Alibaba, as already discussed is the largest E-retailer in the world and it is generating huge volumes of profits year after year. The company earned around $248 billion in the year 2013 which is higher than the revenues of Amazon and E bay which are the most known online sellers. This company is successful because of many reasons. Alibaba is enjoying its profits while most of the retailers are still fighting to reach breakeven point. It has its presence in the form of C2C, B2C and B2B markets and businesses (The world’s greatest bazaar; Alibaba, 2013).

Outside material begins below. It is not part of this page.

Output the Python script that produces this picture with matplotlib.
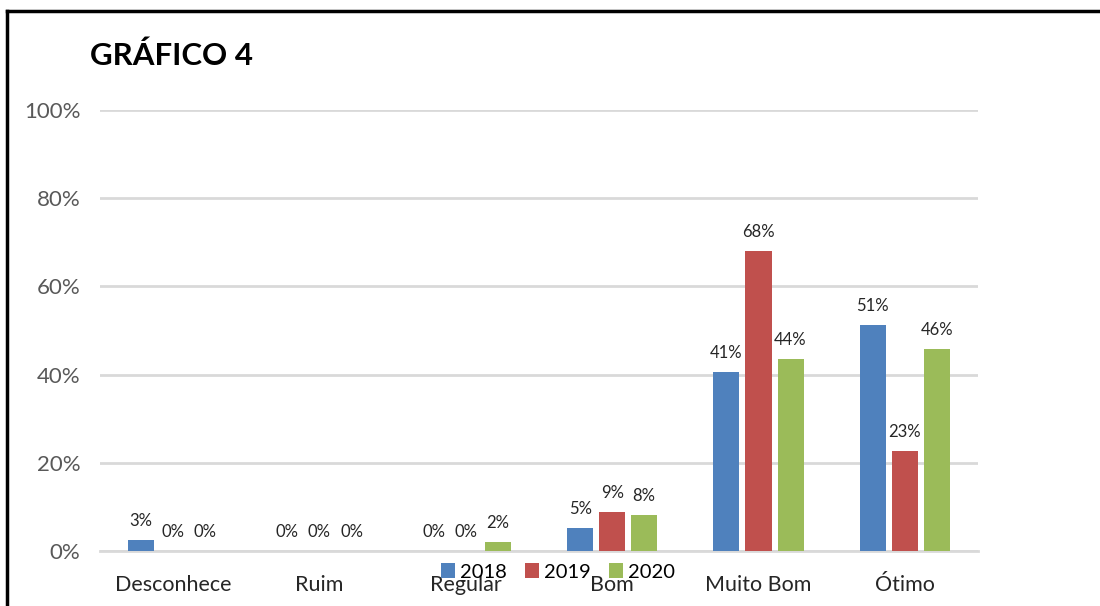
import matplotlib
matplotlib.use("Agg")
import matplotlib.pyplot as plt
import numpy as np
from matplotlib.lines import Line2D
from matplotlib.patches import Patch

categories = ["Desconhece", "Ruim", "Regular", "Bom", "Muito Bom", "Ótimo"]
years = ["2018", "2019", "2020"]
v2018 = [2.5, 0, 0, 5.2, 40.5, 51.2]
v2019 = [0, 0, 0, 8.8, 68.0, 22.7]
v2020 = [0, 0, 2.0, 8.2, 43.6, 45.7]
labels2018 = ["3%", "0%", "0%", "5%", "41%", "51%"]
labels2019 = ["0%", "0%", "0%", "9%", "68%", "23%"]
labels2020 = ["0%", "0%", "2%", "8%", "44%", "46%"]
yticks = [0, 20, 40, 60, 80, 100]
ytick_labels = ["0%", "20%", "40%", "60%", "80%", "100%"]
colors = ["#4f81bd", "#c0504d", "#9bbb59"]

plt.rcParams['font.family'] = ['Lato', 'DejaVu Sans']

fig = plt.figure(figsize=(11, 6.06), dpi=100)
W, H = 1100, 606
ax = fig.add_axes([100 / W, 1 - 551 / H, 878 / W, 441 / H])

x = np.arange(len(categories))
bw = 0.178
step = 0.219
series = [v2018, v2019, v2020]
labs = [labels2018, labels2019, labels2020]
for i, (vals, lb, c, yr) in enumerate(zip(series, labs, colors, years)):
    pos = x + (i - 1) * step
    ax.bar(pos, vals, width=bw, color=c, label=yr, zorder=3)
    for p, v, t in zip(pos, vals, lb):
        ax.annotate(t, (p, v), xytext=(0, 8), textcoords="offset points",
                    ha="center", va="bottom", fontsize=12, color="#262626")

ax.set_xlim(-0.5, len(categories) - 0.5)
ax.set_ylim(0, 100)
ax.set_yticks(yticks)
ax.set_yticklabels(ytick_labels, fontsize=16, color="#595959")
ax.set_xticks(x)
ax.set_xticklabels(categories, fontsize=15.5, color="#262626")
ax.tick_params(axis="both", length=0)
ax.tick_params(axis="y", pad=14)
ax.tick_params(axis="x", pad=17)
ax.grid(axis="y", color="#d9d9d9", linewidth=2, zorder=0)
for s in ["top", "right", "left"]:
    ax.spines[s].set_visible(False)
ax.spines["bottom"].set_color("#d9d9d9")
ax.spines["bottom"].set_linewidth(2)

handles = [Patch(facecolor=c, label=y) for c, y in zip(colors, years)]
fig.legend(handles=handles, loc="center", bbox_to_anchor=(558 / W, 1 - 572 / H),
           ncol=3, frameon=False, fontsize=14.5, handlelength=0.7, handleheight=0.7,
           handletextpad=0.25, columnspacing=0.9)

fig.text(90 / W, 1 - 56 / H, "GRÁFICO 4", fontsize=22.5, fontweight="bold",
         ha="left", va="center", color="#000000")

fig.add_artist(Line2D([7 / W, 7 / W], [0, 1 - 11 / H], color="black", linewidth=2.5,
                      transform=fig.transFigure))
fig.add_artist(Line2D([7 / W, 1], [1 - 11 / H, 1 - 11 / H], color="black", linewidth=2.5,
                      transform=fig.transFigure))

fig.savefig("out.png", dpi=100, facecolor="white")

The company has been successful due to many reasons like because of its unique business model in which it serves small to large enterprises and do not lose any opportunity to earn business and profits. Italso provides free access to start the business on the sites which cultivated habit of online business in the businessmen and consumers. It earns mainly from advertisements i.e. 57% of its total revenue. Its main motive is to provide satisfaction to its customers through customer support system. It hires capable employees who minimizes the mistakes and increases the chances of growth and they stick to their main objectives and goals which made Alibaba a successful venture.
In the financial year ending March 31, 2016, Alibaba recorded profits of 71.29 billion Yuan which is approximately 11.1 billion US dollars (Strugatz, 2014).
Profits of Alibaba- Alibaba earned 15.7 $US billion in the FY 2016 and net profit profits of around 11.11 US$ billion. It had 4.5 US$ billions of operating profits which included the expenses of product development, sales and marketing and other expenses. This can be clearly understood from the above given chart.
The below given chart shows the bifurcation of the revenue earned by Alibaba. It shows different sources like whole sale, retail. Domestic and international business and the revenue earned through them. The largest amount of revenue earned by the company i.e. 79.1% of the total revenue comes from Domestic Retail business (Woods, 2016).